What you need to do — Retype each line of the material exactly, please, skipping any picture in it.

Information provided —
**********
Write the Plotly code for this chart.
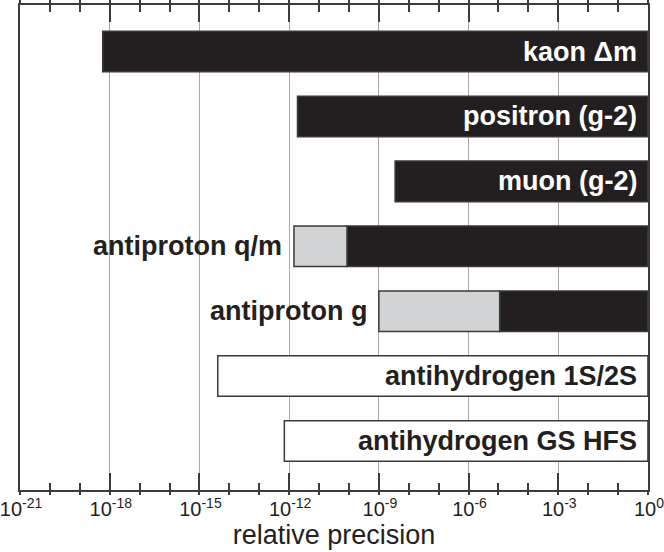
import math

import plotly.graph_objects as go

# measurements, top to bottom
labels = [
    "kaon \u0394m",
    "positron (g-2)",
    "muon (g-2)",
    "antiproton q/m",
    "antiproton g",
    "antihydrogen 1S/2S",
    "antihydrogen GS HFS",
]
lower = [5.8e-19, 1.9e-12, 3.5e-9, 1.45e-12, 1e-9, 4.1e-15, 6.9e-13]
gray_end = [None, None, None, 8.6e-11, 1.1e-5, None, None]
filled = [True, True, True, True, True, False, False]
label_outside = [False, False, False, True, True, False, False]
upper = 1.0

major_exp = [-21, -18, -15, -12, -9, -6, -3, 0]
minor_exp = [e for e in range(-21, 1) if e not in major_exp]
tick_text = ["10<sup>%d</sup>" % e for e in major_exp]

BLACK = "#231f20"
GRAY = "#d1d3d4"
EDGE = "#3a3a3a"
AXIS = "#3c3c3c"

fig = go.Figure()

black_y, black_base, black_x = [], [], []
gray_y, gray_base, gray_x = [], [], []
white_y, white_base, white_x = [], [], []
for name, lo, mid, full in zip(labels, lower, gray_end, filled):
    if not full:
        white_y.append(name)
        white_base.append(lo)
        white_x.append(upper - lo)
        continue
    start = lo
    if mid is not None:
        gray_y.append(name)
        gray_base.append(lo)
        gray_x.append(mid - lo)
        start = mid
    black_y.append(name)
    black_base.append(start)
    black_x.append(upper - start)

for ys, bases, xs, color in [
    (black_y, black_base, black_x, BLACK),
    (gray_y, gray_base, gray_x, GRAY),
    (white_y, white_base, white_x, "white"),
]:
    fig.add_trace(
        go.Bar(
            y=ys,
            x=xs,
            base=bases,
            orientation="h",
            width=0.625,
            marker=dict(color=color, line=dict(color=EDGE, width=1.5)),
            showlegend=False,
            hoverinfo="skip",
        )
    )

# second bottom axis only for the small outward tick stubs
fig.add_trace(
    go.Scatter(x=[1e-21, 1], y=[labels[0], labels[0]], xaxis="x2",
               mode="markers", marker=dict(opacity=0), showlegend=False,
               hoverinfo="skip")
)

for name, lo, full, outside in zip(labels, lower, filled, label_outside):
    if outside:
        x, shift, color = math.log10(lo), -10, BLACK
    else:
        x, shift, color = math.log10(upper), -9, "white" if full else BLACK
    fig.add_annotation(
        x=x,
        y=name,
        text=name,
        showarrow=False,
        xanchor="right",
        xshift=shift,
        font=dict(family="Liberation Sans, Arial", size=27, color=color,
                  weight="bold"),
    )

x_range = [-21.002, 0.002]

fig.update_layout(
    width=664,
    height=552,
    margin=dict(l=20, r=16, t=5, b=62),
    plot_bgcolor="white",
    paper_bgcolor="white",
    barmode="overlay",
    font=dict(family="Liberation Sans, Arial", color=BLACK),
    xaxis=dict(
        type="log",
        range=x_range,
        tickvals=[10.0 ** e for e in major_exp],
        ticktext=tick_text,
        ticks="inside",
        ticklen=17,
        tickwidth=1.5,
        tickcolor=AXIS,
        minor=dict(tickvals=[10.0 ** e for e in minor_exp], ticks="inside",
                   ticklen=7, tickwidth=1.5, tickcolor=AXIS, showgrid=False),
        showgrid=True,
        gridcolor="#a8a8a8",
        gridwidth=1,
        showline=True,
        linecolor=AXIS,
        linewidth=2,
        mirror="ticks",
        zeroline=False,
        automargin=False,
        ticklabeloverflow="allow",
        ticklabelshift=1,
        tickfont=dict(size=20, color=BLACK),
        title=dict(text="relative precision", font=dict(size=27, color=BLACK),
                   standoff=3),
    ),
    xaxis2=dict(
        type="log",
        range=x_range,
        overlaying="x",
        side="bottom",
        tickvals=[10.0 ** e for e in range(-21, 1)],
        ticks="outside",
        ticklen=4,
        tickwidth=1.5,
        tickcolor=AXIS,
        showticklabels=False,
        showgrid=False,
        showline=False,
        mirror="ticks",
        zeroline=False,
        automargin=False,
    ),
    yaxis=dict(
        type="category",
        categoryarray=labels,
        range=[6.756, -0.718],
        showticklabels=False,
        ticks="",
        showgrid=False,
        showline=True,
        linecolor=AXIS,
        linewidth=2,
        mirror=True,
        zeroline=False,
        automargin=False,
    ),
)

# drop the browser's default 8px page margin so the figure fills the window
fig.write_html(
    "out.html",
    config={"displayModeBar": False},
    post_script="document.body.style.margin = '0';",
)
**********
Correct answer —
Write the Plotly code for this chart.
import math

import plotly.graph_objects as go

# measurements, top to bottom
labels = [
    "kaon \u0394m",
    "positron (g-2)",
    "muon (g-2)",
    "antiproton q/m",
    "antiproton g",
    "antihydrogen 1S/2S",
    "antihydrogen GS HFS",
]
lower = [5.8e-19, 1.9e-12, 3.5e-9, 1.45e-12, 1e-9, 4.1e-15, 6.9e-13]
gray_end = [None, None, None, 8.6e-11, 1.1e-5, None, None]
filled = [True, True, True, True, True, False, False]
label_outside = [False, False, False, True, True, False, False]
upper = 1.0

major_exp = [-21, -18, -15, -12, -9, -6, -3, 0]
minor_exp = [e for e in range(-21, 1) if e not in major_exp]
tick_text = ["10<sup>%d</sup>" % e for e in major_exp]

BLACK = "#231f20"
GRAY = "#d1d3d4"
EDGE = "#3a3a3a"
AXIS = "#3c3c3c"

fig = go.Figure()

black_y, black_base, black_x = [], [], []
gray_y, gray_base, gray_x = [], [], []
white_y, white_base, white_x = [], [], []
for name, lo, mid, full in zip(labels, lower, gray_end, filled):
    if not full:
        white_y.append(name)
        white_base.append(lo)
        white_x.append(upper - lo)
        continue
    start = lo
    if mid is not None:
        gray_y.append(name)
        gray_base.append(lo)
        gray_x.append(mid - lo)
        start = mid
    black_y.append(name)
    black_base.append(start)
    black_x.append(upper - start)

for ys, bases, xs, color in [
    (black_y, black_base, black_x, BLACK),
    (gray_y, gray_base, gray_x, GRAY),
    (white_y, white_base, white_x, "white"),
]:
    fig.add_trace(
        go.Bar(
            y=ys,
            x=xs,
            base=bases,
            orientation="h",
            width=0.625,
            marker=dict(color=color, line=dict(color=EDGE, width=1.5)),
            showlegend=False,
            hoverinfo="skip",
        )
    )

# second bottom axis only for the small outward tick stubs
fig.add_trace(
    go.Scatter(x=[1e-21, 1], y=[labels[0], labels[0]], xaxis="x2",
               mode="markers", marker=dict(opacity=0), showlegend=False,
               hoverinfo="skip")
)

for name, lo, full, outside in zip(labels, lower, filled, label_outside):
    if outside:
        x, shift, color = math.log10(lo), -10, BLACK
    else:
        x, shift, color = math.log10(upper), -9, "white" if full else BLACK
    fig.add_annotation(
        x=x,
        y=name,
        text=name,
        showarrow=False,
        xanchor="right",
        xshift=shift,
        font=dict(family="Liberation Sans, Arial", size=27, color=color,
                  weight="bold"),
    )

x_range = [-21.002, 0.002]

fig.update_layout(
    width=664,
    height=552,
    margin=dict(l=20, r=16, t=5, b=62),
    plot_bgcolor="white",
    paper_bgcolor="white",
    barmode="overlay",
    font=dict(family="Liberation Sans, Arial", color=BLACK),
    xaxis=dict(
        type="log",
        range=x_range,
        tickvals=[10.0 ** e for e in major_exp],
        ticktext=tick_text,
        ticks="inside",
        ticklen=17,
        tickwidth=1.5,
        tickcolor=AXIS,
        minor=dict(tickvals=[10.0 ** e for e in minor_exp], ticks="inside",
                   ticklen=7, tickwidth=1.5, tickcolor=AXIS, showgrid=False),
        showgrid=True,
        gridcolor="#a8a8a8",
        gridwidth=1,
        showline=True,
        linecolor=AXIS,
        linewidth=2,
        mirror="ticks",
        zeroline=False,
        automargin=False,
        ticklabeloverflow="allow",
        ticklabelshift=1,
        tickfont=dict(size=20, color=BLACK),
        title=dict(text="relative precision", font=dict(size=27, color=BLACK),
                   standoff=3),
    ),
    xaxis2=dict(
        type="log",
        range=x_range,
        overlaying="x",
        side="bottom",
        tickvals=[10.0 ** e for e in range(-21, 1)],
        ticks="outside",
        ticklen=4,
        tickwidth=1.5,
        tickcolor=AXIS,
        showticklabels=False,
        showgrid=False,
        showline=False,
        mirror="ticks",
        zeroline=False,
        automargin=False,
    ),
    yaxis=dict(
        type="category",
        categoryarray=labels,
        range=[6.756, -0.718],
        showticklabels=False,
        ticks="",
        showgrid=False,
        showline=True,
        linecolor=AXIS,
        linewidth=2,
        mirror=True,
        zeroline=False,
        automargin=False,
    ),
)

# drop the browser's default 8px page margin so the figure fills the window
fig.write_html(
    "out.html",
    config={"displayModeBar": False},
    post_script="document.body.style.margin = '0';",
)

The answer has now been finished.